From: Arun Gandhi (gandhi@juniper.net)
Date: Wed Jul 18 2001 - 10:47:52 EDT


Hi,

Thats an interesting question - I'll try to answer from whatever
research/work I have done on protection/restoration in school. TO ALL -
Please correct me if you have a different opinion/explaination.

Remember that SONET is a physical layer protection mechanism so it will
detect first as against MPLS protection which is L2/L3 (shim). Eventually
both will. We know that SONET provides restoration to *50ms* but is limited
to *ring topologies*. It uses extra/more
resources (which it reserves) than required for protection.

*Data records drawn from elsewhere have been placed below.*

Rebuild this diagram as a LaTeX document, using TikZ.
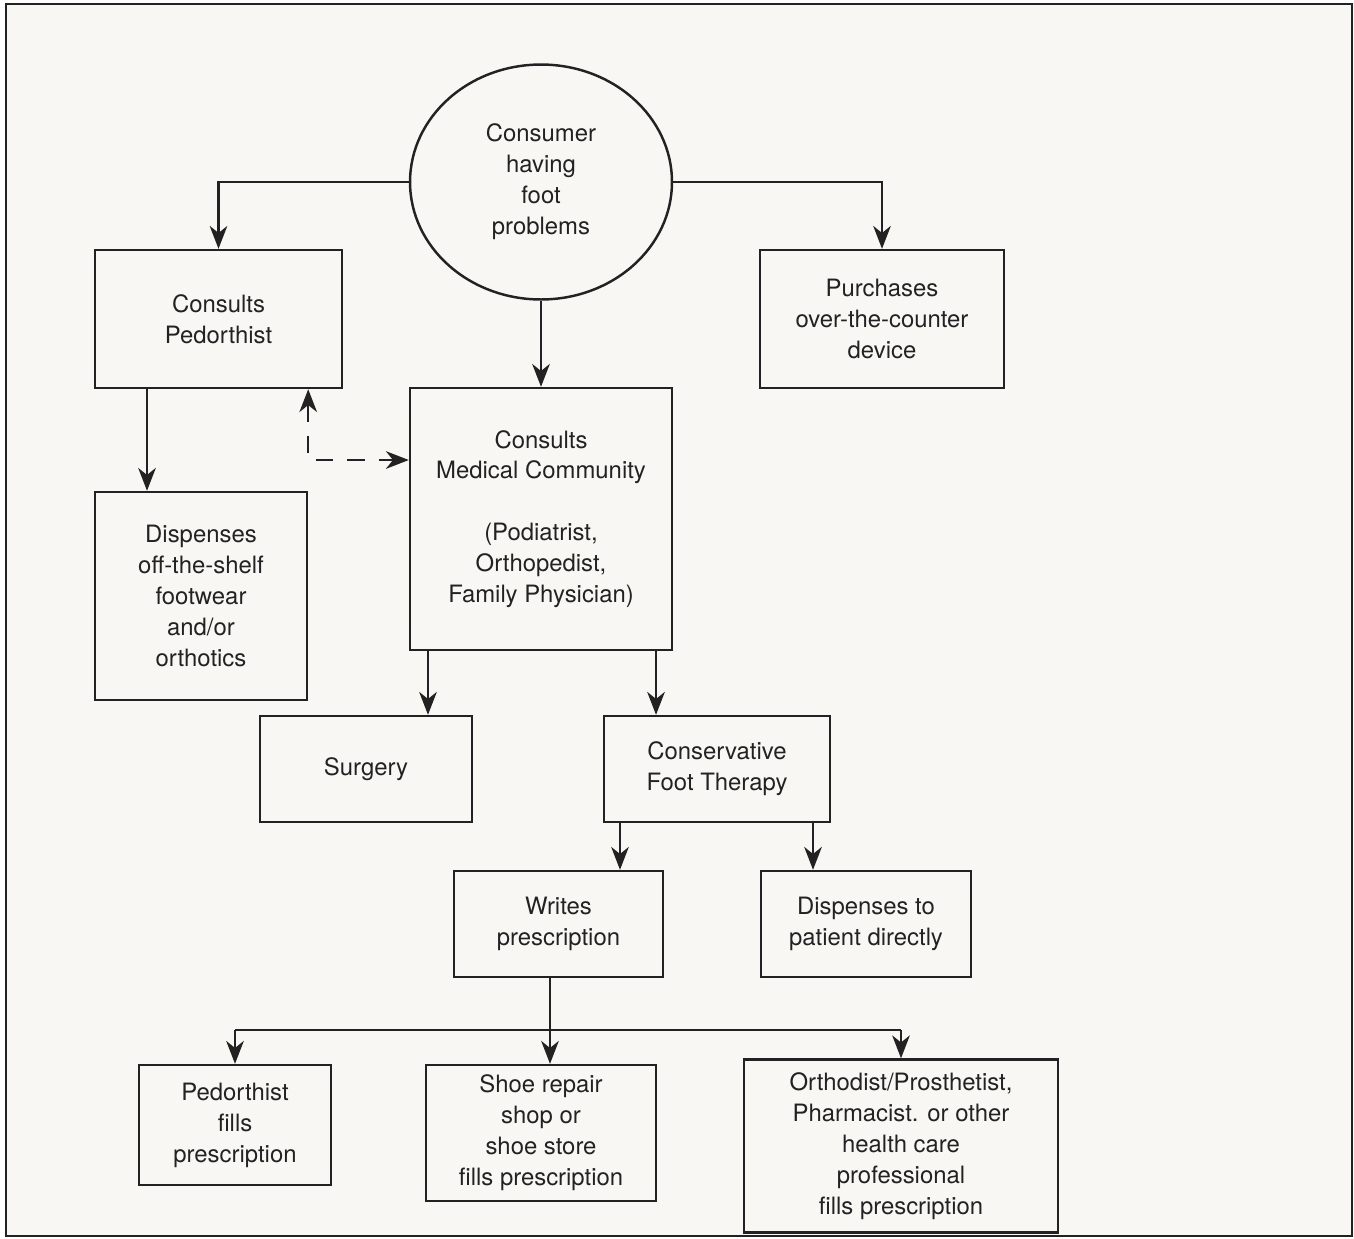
\documentclass[tikz,border=0pt]{standalone}
\usepackage{fontspec}
\setmainfont{TeX Gyre Heros}
\usepackage{tikz}
\usetikzlibrary{arrows.meta,positioning,shapes.geometric,calc}
\usepackage{xcolor}
\definecolor{paper}{RGB}{249,247,243}
\definecolor{ink}{RGB}{34,34,34}

\begin{document}
\begin{tikzpicture}[
    x=0.02cm, y=-0.02cm,
    every node/.style={font=\fontsize{13.6}{17.6}\selectfont, text=ink},
    block/.style={rectangle, draw=ink, line width=1.4pt,
                  align=center, inner sep=2pt},
    bubble/.style={ellipse, draw=ink, line width=1.4pt,
                   align=center, inner sep=0pt,
                   minimum width=5.24cm, minimum height=4.7cm},
    arrow/.style={-{Stealth[length=13pt,width=10pt,inset=4pt]}, draw=ink, line width=1.4pt},
    link/.style={draw=ink, line width=1.4pt},
    dasharrow/.style={{Stealth[length=13pt,width=10pt,inset=4pt]}-{Stealth[length=13pt,width=10pt,inset=4pt]},
                      draw=ink, line width=1.4pt, dash pattern=on 10pt off 8pt}
]
\useasboundingbox (0,0) rectangle (1354,1238);
\draw[ink, line width=1.4pt, fill=paper] (6,4) rectangle (1352,1236);

% top level
\node[bubble] (consumer) at (541,182) {Consumer\\having\\foot\\problems};
\node[block, minimum width=4.94cm, minimum height=2.76cm] (pedorthist) at (218.5,319)
    {Consults\\Pedorthist};
\node[block, minimum width=4.88cm, minimum height=2.76cm] (purchase) at (882,319)
    {Purchases\\over-the-counter\\device};
\node[block, minimum width=5.24cm, minimum height=5.24cm] (medical) at (541,519)
    {Consults\\Medical Community\\[17.6pt](Podiatrist,\\Orthopedist,\\Family Physician)};
\node[block, minimum width=4.24cm, minimum height=4.16cm] (offshelf) at (201,596)
    {Dispenses\\off-the-shelf\\footwear\\and/or\\orthotics};

% second level
\node[block, minimum width=4.24cm, minimum height=2.12cm] (surgery) at (366,769) {Surgery};
\node[block, minimum width=4.52cm, minimum height=2.12cm] (conservative) at (717,769)
    {Conservative\\Foot Therapy};
\node[block, minimum width=4.18cm, minimum height=2.12cm] (writes) at (558.5,924)
    {Writes\\prescription};
\node[block, minimum width=4.2cm, minimum height=2.12cm] (dispenses) at (866,924)
    {Dispenses to\\patient directly};

% who fills the prescription
\node[block, minimum width=3.84cm, minimum height=2.4cm] (pedfills) at (235,1125)
    {Pedorthist\\fills\\prescription};
\node[block, minimum width=4.6cm, minimum height=2.72cm] (shoe) at (541,1133)
    {Shoe repair\\shop or\\shoe store\\fills prescription};
\node[block, minimum width=6.28cm, minimum height=3.46cm] (orthodist) at (901,1146)
    {Orthodist/Prosthetist,\\Pharmacist. or other\\health care\\professional\\fills prescription};

% helper points
\coordinate (p1) at ([xshift=-1.08cm]offshelf.north);
\coordinate (m1) at ([xshift=1.24cm]surgery.north);
\coordinate (m2) at ([xshift=-1.22cm]conservative.north);
\coordinate (c1) at ([xshift=1.23cm]writes.north);
\coordinate (c2) at ([xshift=-1.06cm]dispenses.north);
\coordinate (w1) at ([xshift=-0.17cm]writes.south);
\coordinate (dcorner) at ([yshift=1.18cm]medical.west -| offshelf.east);
\coordinate (bus) at (0,1030);

\draw[arrow] (consumer.west) -| (pedorthist.north);
\draw[arrow] (consumer.east) -| (purchase.north);
\draw[arrow] (consumer.south) -- (medical.north);
\draw[arrow] (pedorthist.south -| p1) -- (p1);
\draw[dasharrow] (pedorthist.south -| dcorner) |- (medical.west |- dcorner);

\foreach \a/\b in {medical/m1, medical/m2, conservative/c1, conservative/c2}
    \draw[arrow] (\a.south -| \b) -- (\b);

\draw[link] (bus -| pedfills.north) -- (bus -| orthodist.north);
\draw[arrow] (bus -| pedfills.north) -- (pedfills.north);
\draw[arrow] (w1) -- (w1 |- shoe.north);
\draw[arrow] (bus -| orthodist.north) -- (orthodist.north);
\end{tikzpicture}
\end{document}
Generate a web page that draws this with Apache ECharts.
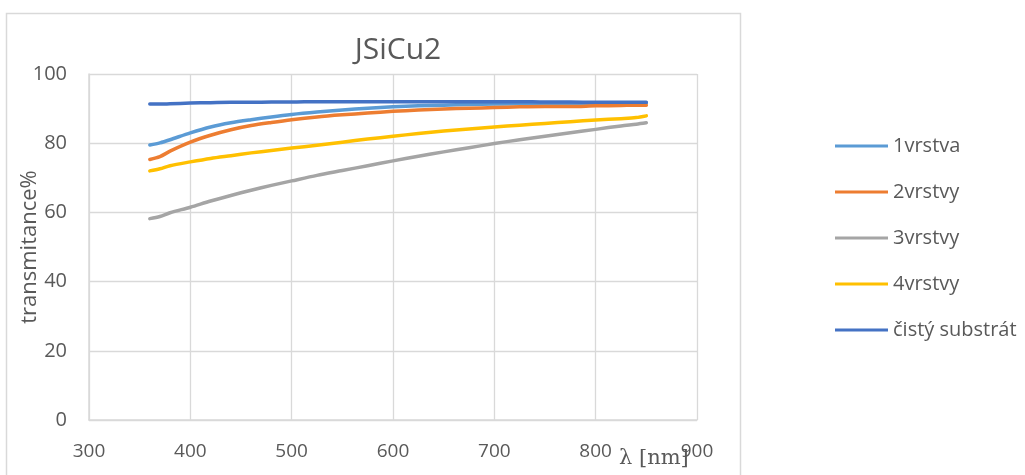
<!DOCTYPE html>
<html>
<head>
<meta charset="utf-8">
<script src="https://cdn.jsdelivr.net/npm/echarts@6/dist/echarts.min.js"></script>
<style>
html,body{margin:0;padding:0;background:#fff;}
#chart{width:1025px;height:475px;}
</style>
</head>
<body>
<div id="chart"></div>
<script>
// wavelength [nm]
const wavelengths = [360,370,380,400,420,440,460,480,500,525,550,575,600,625,650,675,700,725,750,775,800,825,840,850];
const seriesNames = ['1vrstva','2vrstvy','3vrstvy','4vrstvy','čistý substrát'];
const vrstva1 = [79.5,80.1,81.0,83.0,84.7,85.9,86.8,87.6,88.3,89.0,89.6,90.1,90.5,90.8,91.0,91.2,91.3,91.4,91.4,91.3,91.3,91.4,91.5,91.6];
const vrstvy2 = [75.3,76.1,77.7,80.3,82.3,83.9,85.1,86.0,86.8,87.6,88.2,88.7,89.2,89.6,89.9,90.1,90.3,90.5,90.6,90.6,90.8,90.9,91.0,91.0];
const vrstvy3 = [58.2,58.8,59.9,61.5,63.3,64.9,66.4,67.8,69.1,70.7,72.1,73.5,74.9,76.2,77.5,78.7,79.9,81.0,82.0,83.0,84.0,85.0,85.5,85.9];
const vrstvy4 = [72.0,72.6,73.5,74.6,75.6,76.4,77.2,77.9,78.6,79.4,80.3,81.2,82.0,82.8,83.5,84.1,84.7,85.2,85.7,86.2,86.7,87.1,87.4,87.9];
const substrat = [91.3,91.3,91.4,91.6,91.7,91.8,91.8,91.9,91.9,92.0,92.0,92.0,92.0,92.0,92.0,92.0,92.0,92.0,91.9,91.9,91.8,91.8,91.8,91.8];
const xTicks = [300,400,500,600,700,800,900];
const yTicks = [0,20,40,60,80,100];
const colors = ['#5B9BD5','#ED7D31','#A5A5A5','#FFC000','#4472C4'];

const allValues = [vrstva1, vrstvy2, vrstvy3, vrstvy4, substrat];
const font = 'Open Sans';
const grey = '#595959';
const gridCol = '#d9d9d9';

const chart = echarts.init(document.getElementById('chart'), null, {renderer:'canvas'});
chart.setOption({
  animation:false,
  backgroundColor:'#fff',
  color: colors,
  title:{
    text:'JSiCu2', left:393, top:30, textAlign:'center',
    textStyle:{fontFamily:font, fontSize:30, fontWeight:'normal', color:grey}
  },
  graphic:[
    {type:'rect', shape:{x:6.5,y:13.5,width:734,height:480}, style:{fill:null, stroke:gridCol, lineWidth:1.5}, silent:true, z:-1},
    {type:'text', left:619, top:448, style:{text:'λ [nm]', fontFamily:'DejaVu Serif', fontSize:21, fill:grey}}
  ],
  legend:{
    orient:'vertical', left:830, top:130, icon:'rect', itemWidth:53, itemHeight:3, itemGap:24,
    data: seriesNames,
    textStyle:{fontFamily:font, fontSize:20, color:grey, lineHeight:22}
  },
  grid:{left:89, right:328, top:74, bottom:55, containLabel:false, outerBoundsMode:'none'},
  xAxis:{
    type:'value', min:xTicks[0], max:xTicks[xTicks.length-1], interval:100,
    axisLine:{show:true, lineStyle:{color:gridCol, width:1.5}},
    axisTick:{show:false},
    splitLine:{show:true, lineStyle:{color:gridCol, width:1.3}},
    axisLabel:{fontFamily:font, fontSize:19, color:grey, margin:22}
  },
  yAxis:{
    type:'value', min:yTicks[0], max:yTicks[yTicks.length-1], interval:20,
    name:'transmitance%', nameLocation:'middle', nameGap:48, nameMoveOverlap:false,
    nameTextStyle:{fontFamily:font, fontSize:22, color:grey},
    axisLine:{show:true, lineStyle:{color:gridCol, width:1.5}},
    axisTick:{show:false},
    splitLine:{show:true, lineStyle:{color:gridCol, width:1.3}},
    axisLabel:{fontFamily:font, fontSize:20, color:grey, margin:22}
  },
  series: seriesNames.map((n,i)=>({
    name:n, type:'line', showSymbol:false, smooth:0.3,
    data: wavelengths.map((w,j)=>[w, allValues[i][j]]),
    lineStyle:{width:3.5, color:colors[i], cap:'round', join:'round'},
    itemStyle:{color:colors[i]}
  }))
});
</script>
</body>
</html>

SONET's APS will
try to switch the traffic stream but will not take care of packet
loss/reordering.

In MPLS, when an LSP is teared down via a link going down, traffic stream is
to switched to an alternate LSP established on demand (at run time) or a
preconfigured LSP using a *Faliure Indication Signal (FIS)*. Packet
reordering is a critical issue because it would degrade (i.e. increase) the
overall restoration/protection time as detection of out-of-order packets is
detected at destination and at the transport layer. So you see the
additional work/time involved. And MPLS layer will take care of packets
being reordered. (using signaling or other mechanism). Well, this is a very
interesting issue and lot of people are looking into it since MPLS claims
"to provide protection/restoration comparable to SONET (50ms)".

I am not sure how far I have answered your question or confused you. I have
done/doing some research (experiments, simulatons w/different traffic types)
in this area and if you are interested could point you to my notes.

Please let me know if I can clearify anything I have mentioned above.

Thanks,
Arun

-----Original Message-----
From: Yongseok Park [mailto:yongseok@coreenetworks.com]
Sent: Wednesday, July 18, 2001 7:03 AM
To: juniper-nsp@puck.nether.net
Subject: SONET APS and MPLS link protection

Hi, suppose that someone provisions both SONET APS and MPLS link
protection for a link. When the link goes down, what would happen?